|Last Month's Entertainment (Redux)
||[Mar. 4th, 2015|06:54 pm]
|[||Tags|||||anime / manga, child of light, games, imitation game, life is strange, movies, oscars, predestination, project almanac, prototype 2, saekano, theory of everything, whiplash||]|
|||||ps3 warming up||]|
After the aforementioned Pro Tour Fate Reforged sidelined momentum, a prodigiously entertainment-laden week promised a hefty update - which got procastinated two weeks staler. Nonetheless, the accomplishment of those two weeks is worth note.
During Pro Tour Saturday, Oscar-movie run was kicked off by The Theory of Everything. The Hawking couple biopic penned by Jane Hawking showed itself worthy of its Academy nods (and eventual win by Stephen's proxy, Eddie Redmayne). While his role was the increasingly physically demanding, hers was of emotional demands, and the celebrated physicist is found to be featured in a biopic akin to John Nash's A Beautiful Mind: compelling in the human element, while amenable in the expertise of its subject. The movie of course does not fully adhere to its origin, but it is for a fluid, solid watch.
This was followed up by dovetailed time-travel movie run in Project Almanac, Tuesday after. Easily the most forgettable fare of last month, the MTV film offers a millennial time-travel story: nothing fancy, or ground breaking, but speaks to its intended audience. Not a glitzy affair, it does try its hand at some science, while tied to its found-footage schtick, it doesn't adhere to paradox-eliminating already-altered timelines or multiverses, relying on a feedback issue to be the "don't mess with this" caveat. Not too bad, really, just not notable in its genre.

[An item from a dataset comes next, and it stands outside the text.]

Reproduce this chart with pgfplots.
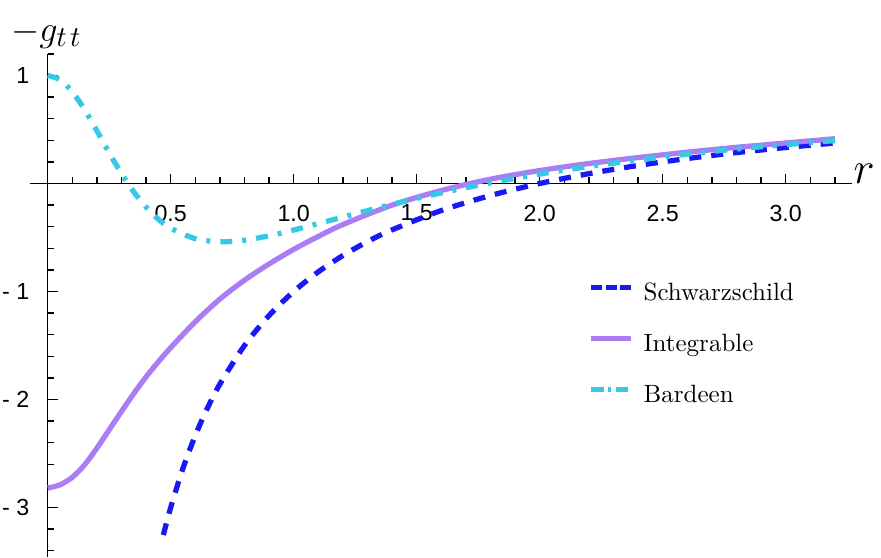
\RequirePackage{fix-cm}
\documentclass[border=0pt]{standalone}
\usepackage{pgfplots}
\pgfplotsset{compat=1.18}
\usepackage{fontspec}
\newfontfamily\tickfont{Liberation Sans}

\definecolor{schw}{RGB}{25,25,245}
\definecolor{integ}{RGB}{170,125,245}
\definecolor{bard}{RGB}{55,200,230}

\begin{document}
\begin{tikzpicture}
\begin{axis}[
    x=98.4pt, y=43.2pt,
    axis lines=middle,
    axis line style={-, line width=0.5pt},
    clip=false,
    xmin=-0.07, xmax=3.27,
    ymin=-3.458, ymax=1.2,
    xtick={0.5,1,1.5,2,2.5,3},
    xticklabels={0.5,1.0,1.5,2.0,2.5,3.0},
    minor xtick={0.1,0.2,0.3,0.4,0.6,0.7,0.8,0.9,1.1,1.2,1.3,1.4,1.6,1.7,1.8,1.9,2.1,2.2,2.3,2.4,2.6,2.7,2.8,2.9,3.1,3.2},
    ytick={-3,-2,-1,1},
    yticklabels={- 3,- 2,- 1,1},
    minor ytick={-3.4,-3.2,-2.8,-2.6,-2.4,-2.2,-1.8,-1.6,-1.4,-1.2,-0.8,-0.6,-0.4,-0.2,0.2,0.4,0.6,0.8,1.2},
    tick style={black, line width=0.5pt},
    tick align=center,
    major tick length=4pt,
    minor tick length=2.6pt,
    major x tick style={yshift=2pt},
    minor x tick style={yshift=1.3pt},
    major y tick style={xshift=2pt},
    minor y tick style={xshift=1.3pt},
    xticklabel style={font=\tickfont\fontsize{9.3}{10}\selectfont, yshift=-3pt},
    yticklabel style={font=\tickfont\fontsize{9.3}{10}\selectfont, xshift=-1.8pt},
    legend cell align=left,
    legend image code/.code={\draw[#1] (0pt,2.8pt) -- (16pt,2.8pt); \path (20pt,0pt);},
    legend style={at={(axis cs:2.196,-0.917)}, anchor=north west,
        draw=none, fill=none, inner sep=0pt, row sep=11.4pt,
        font=\fontsize{10}{12}\selectfont,
        nodes={inner sep=0pt, text height=7pt, text depth=2pt}},
]

% Schwarzschild
\addplot[schw, line width=2.1pt, dash pattern=on 4.8pt off 4pt, smooth,
    legend image post style={dash pattern=on 4.4pt off 1.4pt}] coordinates {
    (0.47,-3.255) (0.5,-3.0) (0.55,-2.636) (0.6,-2.333) (0.65,-2.077)
    (0.7,-1.857) (0.8,-1.5) (0.9,-1.222) (1.0,-1.0) (1.1,-0.818)
    (1.2,-0.667) (1.3,-0.538) (1.4,-0.429) (1.6,-0.25) (1.8,-0.111)
    (2.0,0.0) (2.2,0.091) (2.4,0.167) (2.6,0.231) (2.8,0.286)
    (3.0,0.333) (3.2,0.375)
};
\addlegendentry{Schwarzschild}

% Integrable
\addplot[integ, line width=2.1pt, smooth] coordinates {
    (0,-2.82) (0.05,-2.79) (0.1,-2.72) (0.15,-2.605) (0.2,-2.45)
    (0.25,-2.28) (0.3,-2.11) (0.35,-1.945) (0.4,-1.79) (0.45,-1.65)
    (0.5,-1.52) (0.6,-1.28) (0.7,-1.07) (0.8,-0.895) (0.9,-0.745)
    (1.0,-0.61) (1.1,-0.49) (1.2,-0.38) (1.4,-0.20) (1.6,-0.065)
    (1.8,0.04) (2.0,0.12) (2.2,0.185) (2.4,0.24) (2.6,0.29)
    (2.8,0.335) (3.0,0.375) (3.2,0.415)
};
\addlegendentry{Integrable}

% Bardeen
\addplot[bard, line width=2.1pt, dash pattern=on 4.8pt off 4pt on 1.6pt off 4pt, smooth,
    legend image post style={dash pattern=on 5pt off 1.8pt on 1.2pt off 1.8pt}] coordinates {
    (0,1.0) (0.05,0.961) (0.1,0.849) (0.15,0.684) (0.2,0.488)
    (0.25,0.284) (0.3,0.092) (0.35,-0.078) (0.4,-0.219) (0.45,-0.331)
    (0.5,-0.414) (0.6,-0.511) (0.7,-0.539) (0.8,-0.525) (0.9,-0.484)
    (1.0,-0.431) (1.2,-0.311) (1.4,-0.193) (1.6,-0.087) (1.8,0.006)
    (2.0,0.087) (2.2,0.157) (2.4,0.218) (2.6,0.272) (2.8,0.319)
    (3.0,0.360) (3.2,0.397)
};
\addlegendentry{Bardeen}

\node[anchor=base west, inner sep=0pt, font=\fontsize{14.5}{14.5}\selectfont] at (axis cs:-0.150,1.319)
    {$-g_{\mbox{\fontsize{11.5}{11.5}\selectfont$t\mkern2mu t$}}$};
\node[anchor=base west, inner sep=0pt, font=\fontsize{18}{18}\selectfont] at (axis cs:3.274,0) {$r$};

\coordinate (bl) at (axis cs:-0.1939,-3.4583);
\coordinate (tr) at (axis cs:3.3874,1.6991);
\end{axis}
\pgfresetboundingbox
\path (bl) rectangle (tr);
\end{tikzpicture}
\end{document}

To wash off the taste, a follow-up time travel flick was watched, which was not seen in the cinemas, having been shown two months prior. Predestination is the feature-film version of Robert Heinlein's mind-bending short "-All You Zombies-", harking from filmed versions of sci-fi classics since Blade Runner. The orinigal short story is a landmark work, and the movie tries (and succeeds) in bringing the conundrums of the tale to celluloid. The additional Fizzle Bomber storyline bookends (extrapolates?) the gist of the story, and performances by Ethan Hawke and Sarah Snook carry the rendition well.
That weekend saw us watching Benedict Cumberbatch as Alan Turing in The Imitation Game. Perhaps due to vocation, I sided more with Turing than with Hawking, and though Cumberbatch does well with the content of the role (split by age with the portrayal of a younger Turing, who carried more of the emotional impact) but Redmayne still had the meatier role. Keira Knightley's turn as Turing most trusted ally is slightly overshadowed by the narrative nonlinearity, and World War II seems far from our protagonists until their fateful breakthrough. I invited back-to-back screenings with The Wind Rises, for celebrating the marvels of technology wrought by the great war. It does seems awful that Turing's personality seem Sherlocked, whether intentional (as casting indicates) or not.

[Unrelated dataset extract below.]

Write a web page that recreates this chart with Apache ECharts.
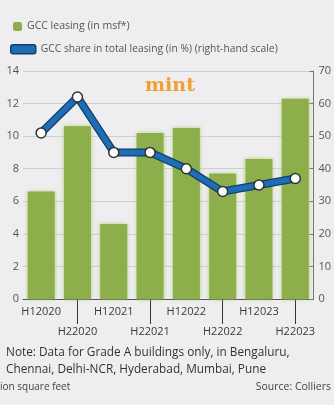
<!DOCTYPE html>
<html>
<head>
<meta charset="utf-8">
<script src="https://cdn.jsdelivr.net/npm/echarts@6/dist/echarts.min.js"></script>
<style>
html,body{margin:0;padding:0;background:#eeeef0;}
#c{width:334px;height:405px;}
</style>
</head>
<body>
<div id="c"></div>
<script>
var categories = ['H12020','H22020','H12021','H22021','H12022','H22022','H12023','H22023'];
var leasing = [6.6, 10.6, 4.6, 10.2, 10.5, 7.7, 8.6, 12.3];
var share = [51, 62, 45, 45, 40, 33, 35, 37];
var leftTicks = {min: 0, max: 14, interval: 2};
var rightTicks = {min: 0, max: 70, interval: 10};
var barName = 'GCC leasing (in msf*)';
var lineName = 'GCC share in total leasing (in %) (right-hand scale)';

var font = '"Open Sans", sans-serif';
var chart = echarts.init(document.getElementById('c'), null, {renderer: 'canvas'});
chart.setOption({
  backgroundColor: '#eeeef0',
  animation: false,
  textStyle: {fontFamily: font},
  legend: [
    {data: [barName], left: 8, top: 16, itemWidth: 9, itemHeight: 9, itemGap: 4,
     textStyle: {fontFamily: font, fontSize: 10.5, color: '#555'}},
    {data: [{name: lineName, icon: 'roundRect'}], left: 5, top: 39, itemWidth: 25, itemHeight: 9, itemGap: 3,
     itemStyle: {color: '#1f6db5', borderColor: '#12406e', borderWidth: 1.5},
     textStyle: {fontFamily: font, fontSize: 10.3, color: '#555'}}
  ],
  grid: {left: 23, right: 18, top: 71, bottom: 106, containLabel: false},
  xAxis: {
    type: 'category',
    data: categories,
    axisLine: {lineStyle: {color: '#555', width: 1.2}},
    axisTick: {show: true, alignWithLabel: true, length: 25,
      interval: function (i) { return i % 2 === 1; },
      lineStyle: {color: '#333', width: 1}},
    axisLabel: {interval: 0, margin: 3, lineHeight: 20, fontSize: 11, color: '#3a3a3a', fontFamily: font,
      formatter: function (v, i) { return i % 2 ? '\n' + v : v; }}
  },
  yAxis: [
    {type: 'value', min: leftTicks.min, max: leftTicks.max, interval: leftTicks.interval,
     axisLine: {show: false}, axisTick: {show: false},
     axisLabel: {margin: 4, fontSize: 11, color: '#555', fontFamily: font},
     splitLine: {lineStyle: {color: '#cfcfd2', width: 1}}},
    {type: 'value', min: rightTicks.min, max: rightTicks.max, interval: rightTicks.interval,
     axisLine: {show: true, lineStyle: {color: '#777', width: 1}},
     axisTick: {show: true, inside: true, length: 4, lineStyle: {color: '#777'}},
     axisLabel: {margin: 5, fontSize: 11, color: '#555', fontFamily: font},
     splitLine: {show: false}}
  ],
  series: [
    {name: barName, type: 'bar', data: leasing, barWidth: 27, yAxisIndex: 0,
     itemStyle: {color: '#8cae4b', shadowColor: 'rgba(170,205,110,0.9)', shadowBlur: 4}},
    {name: lineName + ' outline', type: 'line', data: share, yAxisIndex: 1, symbol: 'none',
     lineStyle: {color: '#123f6c', width: 8}, z: 3},
    {name: lineName, type: 'line', data: share, yAxisIndex: 1, symbol: 'circle', symbolSize: 10,
     lineStyle: {color: '#1f6db5', width: 5.5},
     itemStyle: {color: '#ffffff', borderColor: '#333', borderWidth: 1.5}, z: 4}
  ],
  graphic: [
    {type: 'text', left: 145, top: 77, style: {text: 'mint', fill: '#f0a030',
      font: 'bold 19px "DejaVu Serif", serif'}},
    {type: 'text', left: 6, top: 347, style: {text: 'Note: Data for Grade A buildings only, in Bengaluru,', fill: '#333',
      font: '11.8px "Open Sans", sans-serif'}},
    {type: 'text', left: 6, top: 364, style: {text: 'Chennai, Delhi-NCR, Hyderabad, Mumbai, Pune', fill: '#333',
      font: '11.8px "Open Sans", sans-serif'}},
    {type: 'text', left: 0, top: 382, style: {text: 'ion square feet', fill: '#444',
      font: '10px "Open Sans", sans-serif'}},
    {type: 'text', right: 3, top: 382, style: {text: 'Source: Colliers', fill: '#444',
      font: '10.5px "Open Sans", sans-serif'}}
  ]
});
</script>
</body>
</html>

The next Tuesday saw us back at an Oscar flick, Whiplash. JK Simmons's performance really is what you remember after, even as the story, from his student's POV is somewhat thin on the memorable. The feature is based on a prior Sundance short, also with Simmons, and proves to be a strong vehicle for his high-intensity performance. I hear say jazz enthusiasts aren't as enamored with the great-individual-performer line, but it serves to counterpoint Fletcher's brand of learning with a nearly-masochistic lead role. The education angle strikes a chord with me.
We almost planned a follow-up on the next Tuesday with Birdman, but life intruded.

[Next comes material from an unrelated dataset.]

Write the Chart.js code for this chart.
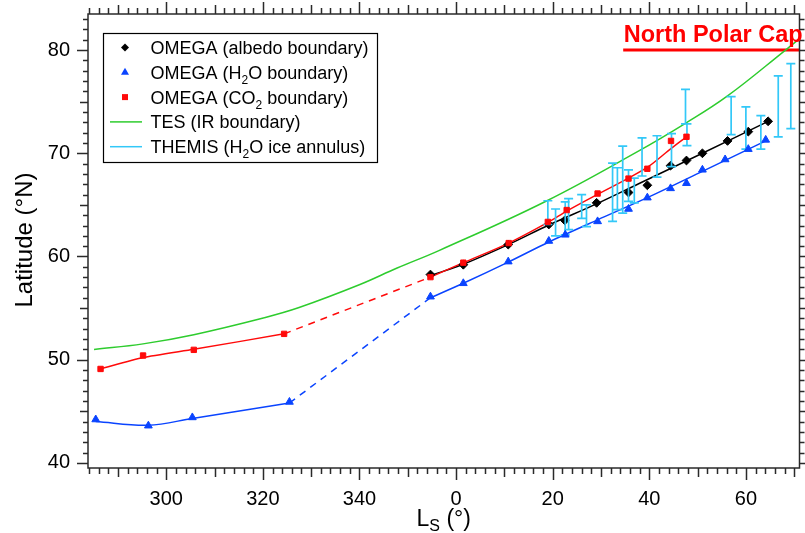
<!DOCTYPE html>
<html>
<head>
<meta charset="utf-8">
<script src="https://cdn.jsdelivr.net/npm/chart.js@4.4.1/dist/chart.umd.min.js"></script>
<style>
  html, body { margin: 0; padding: 0; background: #fff; }
</style>
</head>
<body>
<canvas id="grafico" width="805" height="533"></canvas>
<script>
// OMEGA (albedo boundary) - black diamonds
const albedoLs = [354.7, 361.5, 370.8, 379.2, 382.5, 389.1, 395.7, 399.6, 404.4, 407.7, 411.0, 416.2, 420.5, 424.6];
const albedoLat = [58.25, 59.2, 61.15, 63.1, 63.5, 65.2, 66.2, 66.9, 68.8, 69.3, 70.0, 71.2, 72.1, 73.1];
// line drawn through them
const albedoFitLs = [354.7, 361.5, 370.8, 379.2, 389.1, 397.8, 411.0, 424.6];
const albedoFitLat = [58.15, 59.25, 61.15, 63.05, 65.1, 67.05, 70.0, 73.1];

// OMEGA (H2O boundary) - blue triangles
const h2oLs = [285.4, 296.3, 305.4, 325.5, 354.7, 361.5, 370.8, 379.2, 382.6, 389.3, 395.7, 399.6, 404.4, 407.7, 411.0, 415.7, 420.5, 424.1];
const h2oLat = [44.2, 43.6, 44.4, 45.9, 56.1, 57.4, 59.5, 61.5, 62.1, 63.4, 64.6, 65.7, 66.6, 67.1, 68.4, 69.4, 70.4, 71.3];
const h2oFitLs = [285.4, 296.3, 305.4, 325.5, 354.7, 361.5, 370.8, 379.2, 389.3, 399.6, 411.0, 424.1];
const h2oFitLat = [44.0, 43.65, 44.3, 45.8, 56.0, 57.4, 59.45, 61.4, 63.55, 65.7, 68.25, 71.2];

// OMEGA (CO2 boundary) - red squares
const co2Ls = [286.4, 295.2, 305.7, 324.4, 354.7, 361.5, 370.9, 379.0, 382.9, 389.3, 395.7, 399.6, 404.5, 407.7];
const co2Lat = [49.1, 50.4, 50.95, 52.5, 58.0, 59.4, 61.3, 63.35, 64.5, 66.1, 67.55, 68.5, 71.2, 71.6];
const co2FitLs = [286.4, 295.2, 305.7, 324.4, 354.7, 361.5, 370.9, 379.2, 382.9, 388.8, 395.7, 399.8, 404.6, 407.7];
const co2FitLat = [49.1, 50.2, 51.0, 52.5, 58.0, 59.4, 61.3, 63.35, 64.4, 65.9, 67.6, 68.7, 70.5, 71.6];

// TES (IR boundary) - green curve
const tesLs = [285.05, 295.2, 305.7, 320.1, 327.5, 340.1, 347.8, 356.45, 378.5, 397.75, 407.4, 416.2, 428.4, 431.2];
const tesLat = [50.98, 51.53, 52.42, 54.04, 55.05, 57.28, 58.88, 60.57, 65.33, 70.21, 72.88, 75.56, 80.08, 81.14];

// THEMIS (H2O ice annulus) - error bars
const themisLs = [379.0, 380.6, 382.6, 383.3, 386.0, 387.0, 392.4, 393.4, 394.5, 395.7, 396.9, 398.5, 401.6, 404.6, 407.5, 407.8, 416.95, 420.0, 423.1, 426.7, 429.3];
const themisLo = [63.1, 62.0, 62.1, 62.6, 63.7, 62.9, 63.4, 64.55, 64.2, 65.35, 65.2, 67.8, 67.7, 68.7, 72.85, 70.75, 71.8, 70.4, 70.4, 71.6, 72.4];
const themisHi = [65.4, 64.6, 65.3, 65.6, 66.0, 65.0, 69.05, 68.6, 70.7, 68.4, 67.6, 71.5, 71.7, 71.9, 76.2, 72.85, 75.5, 74.5, 73.65, 77.5, 78.7];

// North Polar Cap marker line
const capLs = [394.6, 431.5];
const capLat = [80, 80];

const xTickValues = [300, 320, 340, 360, 380, 400, 420];
const xTickLabels = ['300', '320', '340', '0', '20', '40', '60'];
const yTickValues = [40, 50, 60, 70, 80];
const yTickLabels = ['40', '50', '60', '70', '80'];

const FONT = "'Liberation Sans', Arial, sans-serif";
const BLUE = '#0a44ff';
const RED = '#ff0a0a';
const GREEN = '#2ecc2e';
const CYAN = '#33c8f8';

function pts(xs, ys) {
    return xs.map((x, i) => ({ x: x, y: ys[i] }));
}

const legendItems = [
    { kind: 'diamond', color: '#000', parts: [['OMEGA (albedo boundary)', false]] },
    { kind: 'triangle', color: BLUE, parts: [['OMEGA (H', false], ['2', true], ['O boundary)', false]] },
    { kind: 'square', color: RED, parts: [['OMEGA (CO', false], ['2', true], [' boundary)', false]] },
    { kind: 'line', color: GREEN, parts: [['TES (IR boundary)', false]] },
    { kind: 'line', color: CYAN, parts: [['THEMIS (H', false], ['2', true], ['O ice annulus)', false]] }
];

const errorBars = {
    id: 'errorBars',
    afterDatasetDraw(chart, args) {
        if (args.index !== 2) return;
        const ctx = chart.ctx;
        const xs = chart.scales.x, ys = chart.scales.y;
        ctx.save();
        ctx.strokeStyle = CYAN;
        ctx.lineWidth = 1.7;
        ctx.beginPath();
        themisLs.forEach((l, i) => {
            const px = xs.getPixelForValue(l);
            const y1 = ys.getPixelForValue(themisLo[i]);
            const y2 = ys.getPixelForValue(themisHi[i]);
            ctx.moveTo(px, y1); ctx.lineTo(px, y2);
            ctx.moveTo(px - 4.5, y1); ctx.lineTo(px + 4.5, y1);
            ctx.moveTo(px - 4.5, y2); ctx.lineTo(px + 4.5, y2);
        });
        ctx.stroke();
        ctx.restore();
    }
};

function marker(ctx, kind, x, y, color) {
    ctx.fillStyle = color;
    ctx.strokeStyle = color;
    ctx.beginPath();
    if (kind === 'diamond') {
        ctx.moveTo(x - 4, y); ctx.lineTo(x, y - 4); ctx.lineTo(x + 4, y); ctx.lineTo(x, y + 4);
        ctx.closePath(); ctx.fill();
    } else if (kind === 'triangle') {
        ctx.moveTo(x, y - 4.5); ctx.lineTo(x + 4, y + 2.5); ctx.lineTo(x - 4, y + 2.5);
        ctx.closePath(); ctx.fill();
    } else if (kind === 'square') {
        ctx.fillRect(x - 3, y - 3, 6, 6);
    } else {
        ctx.lineWidth = 1.5;
        ctx.moveTo(110, y); ctx.lineTo(142, y); ctx.stroke();
    }
}

const frameAndText = {
    id: 'frameAndText',
    afterDraw(chart) {
        const ctx = chart.ctx;
        const ca = chart.chartArea;
        const xs = chart.scales.x, ys = chart.scales.y;
        ctx.save();

        // frame and ticks (all four sides, outside)
        ctx.strokeStyle = '#2a2a2a';
        ctx.lineWidth = 1.5;
        ctx.strokeRect(ca.left, ca.top, ca.right - ca.left, ca.bottom - ca.top);
        ctx.beginPath();
        for (let v = 284; v <= 431; v += 2) {
            const px = Math.round(xs.getPixelForValue(v)) + 0.5;
            const len = v % 20 === 0 ? 12 : (v % 10 === 0 ? 9 : 6);
            ctx.moveTo(px, ca.bottom); ctx.lineTo(px, ca.bottom + len);
            ctx.moveTo(px, ca.top); ctx.lineTo(px, ca.top - len);
        }
        for (let v = 40; v <= 83; v += 1) {
            const py = Math.round(ys.getPixelForValue(v)) + 0.5;
            const len = v % 10 === 0 ? 11 : (v % 5 === 0 ? 8 : 5);
            ctx.moveTo(ca.left, py); ctx.lineTo(ca.left - len, py);
            ctx.moveTo(ca.right, py); ctx.lineTo(ca.right + len, py);
        }
        ctx.stroke();

        // North Polar Cap label
        const capY = ys.getPixelForValue(capLat[0]);
        ctx.fillStyle = '#ff0000';
        ctx.font = 'bold 23.5px ' + FONT;
        ctx.textBaseline = 'alphabetic';
        ctx.textAlign = 'left';
        ctx.fillText('North Polar Cap', xs.getPixelForValue(capLs[0]) + 0.5, capY - 8.5);

        // legend
        ctx.fillStyle = '#fff';
        ctx.fillRect(103, 33, 275, 130);
        ctx.strokeStyle = '#000';
        ctx.lineWidth = 1.2;
        ctx.strokeRect(103.5, 33.5, 274, 129);
        legendItems.forEach((it, i) => {
            const cy = 47.5 + i * 24.8;
            marker(ctx, it.kind, 125, cy, it.color);
            let tx = 150.5;
            const base = cy + 6.5;
            ctx.fillStyle = '#000';
            it.parts.forEach(p => {
                ctx.font = (p[1] ? '12px ' : '18px ') + FONT;
                ctx.fillText(p[0], tx, p[1] ? base + 5 : base);
                tx += ctx.measureText(p[0]).width;
            });
        });

        // axis titles
        ctx.fillStyle = '#000';
        ctx.save();
        ctx.translate(32, 240);
        ctx.rotate(-Math.PI / 2);
        ctx.font = '24px ' + FONT;
        ctx.textAlign = 'center';
        ctx.fillText('Latitude (°N)', 0, 0);
        ctx.restore();

        ctx.textAlign = 'left';
        ctx.font = '23px ' + FONT;
        const wL = ctx.measureText('L').width;
        const wRest = ctx.measureText(' (°)').width;
        ctx.font = '16px ' + FONT;
        const wS = ctx.measureText('S').width;
        let tx = (ca.left + ca.right) / 2 - (wL + wS + wRest) / 2;
        ctx.font = '23px ' + FONT;
        ctx.fillText('L', tx, 526);
        tx += wL;
        ctx.font = '16px ' + FONT;
        ctx.fillText('S', tx, 531);
        tx += wS;
        ctx.font = '23px ' + FONT;
        ctx.fillText(' (°)', tx, 526);

        ctx.restore();
    }
};

function fitLine(xs, ys, color, dash, tension) {
    return {
        data: pts(xs, ys), showLine: true, tension: tension,
        borderColor: color, borderWidth: 1.5, pointRadius: 0,
        borderDash: dash || []
    };
}

const grafico = new Chart(document.getElementById('grafico'), {
    type: 'scatter',
    data: {
        datasets: [
            {
                data: pts(h2oLs, h2oLat),
                pointStyle: 'triangle', pointRadius: 4.5, pointBackgroundColor: BLUE, pointBorderColor: BLUE, pointBorderWidth: 1
            },
            {
                data: pts(co2Ls, co2Lat),
                pointStyle: 'rect', pointRadius: 3.8, pointBackgroundColor: RED, pointBorderColor: RED, pointBorderWidth: 1
            },
            {
                data: pts(albedoLs, albedoLat),
                pointStyle: 'rectRot', pointRadius: 4.4, pointBackgroundColor: '#000', pointBorderColor: '#000', pointBorderWidth: 1
            },
            fitLine(h2oFitLs.slice(0, 4), h2oFitLat.slice(0, 4), BLUE, null, 0.35),
            fitLine(h2oFitLs.slice(3, 5), h2oFitLat.slice(3, 5), BLUE, [7, 6], 0),
            fitLine(h2oFitLs.slice(4), h2oFitLat.slice(4), BLUE, null, 0.3),
            fitLine(co2FitLs.slice(0, 4), co2FitLat.slice(0, 4), RED, null, 0.2),
            fitLine(co2FitLs.slice(3, 5), co2FitLat.slice(3, 5), RED, [7, 6], 0),
            fitLine(co2FitLs.slice(4), co2FitLat.slice(4), RED, null, 0.3),
            fitLine(albedoFitLs, albedoFitLat, '#000', null, 0.3),
            fitLine(tesLs, tesLat, GREEN, null, 0.4),
            {
                data: pts(capLs, capLat), showLine: true,
                borderColor: '#ff0000', borderWidth: 3, pointRadius: 0
            }
        ]
    },
    options: {
        responsive: false,
        animation: false,
        layout: { padding: { top: 14, right: 3, left: 0, bottom: 0 } },
        plugins: { legend: { display: false }, tooltip: { enabled: false }, title: { display: false } },
        scales: {
            x: {
                type: 'linear', min: 283.8, max: 431.1,
                grid: { display: false, drawTicks: false },
                border: { display: false },
                afterBuildTicks: s => { s.ticks = xTickValues.map(v => ({ value: v })); },
                afterFit: s => { s.height = 65; s.paddingLeft = 0; s.paddingRight = 0; },
                ticks: {
                    padding: 19, color: '#000', maxRotation: 0, autoSkip: false,
                    font: { family: FONT, size: 20 },
                    callback: (v, i) => xTickLabels[i]
                }
            },
            y: {
                type: 'linear', min: 39.5, max: 83.5,
                grid: { display: false, drawTicks: false },
                border: { display: false },
                afterBuildTicks: s => { s.ticks = yTickValues.map(v => ({ value: v })); },
                afterFit: s => { s.width = 88; s.paddingTop = 0; s.paddingBottom = 0; },
                ticks: {
                    padding: 18, color: '#000', autoSkip: false,
                    font: { family: FONT, size: 20 },
                    callback: (v, i) => yTickLabels[i]
                }
            }
        }
    },
    plugins: [errorBars, frameAndText]
});
</script>
</body>
</html>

The only other entertainment of note was playing through Prototype 2. Its gore and language firmly place it in the mature vein, but it is a single-character, somewhat open-world action-RPG. The real appeal is never being able to die from the environment - even a suicidal leap into the ocean bounces you back onto land. While the characterizations are spare, and the intrigues convoluted, your nigh-immortal avatar never needs a moral compass, and never really strays from it (for example, civilians are never more than knocked flat by your brusqueness - as I never tried indiscriminate firing - but military joes can suffer from any and all of your abilities. Power trips with far horizons I've not played much of, but the entertainment value is undeniable.
Have started on Child of Light, which I suppose has not impelled me forcefully enough, and the Life is Strange demo has flagged me to wait for sale pricing. Saekano has piqued our interest as well. We'll see what comes up in the next few weeks.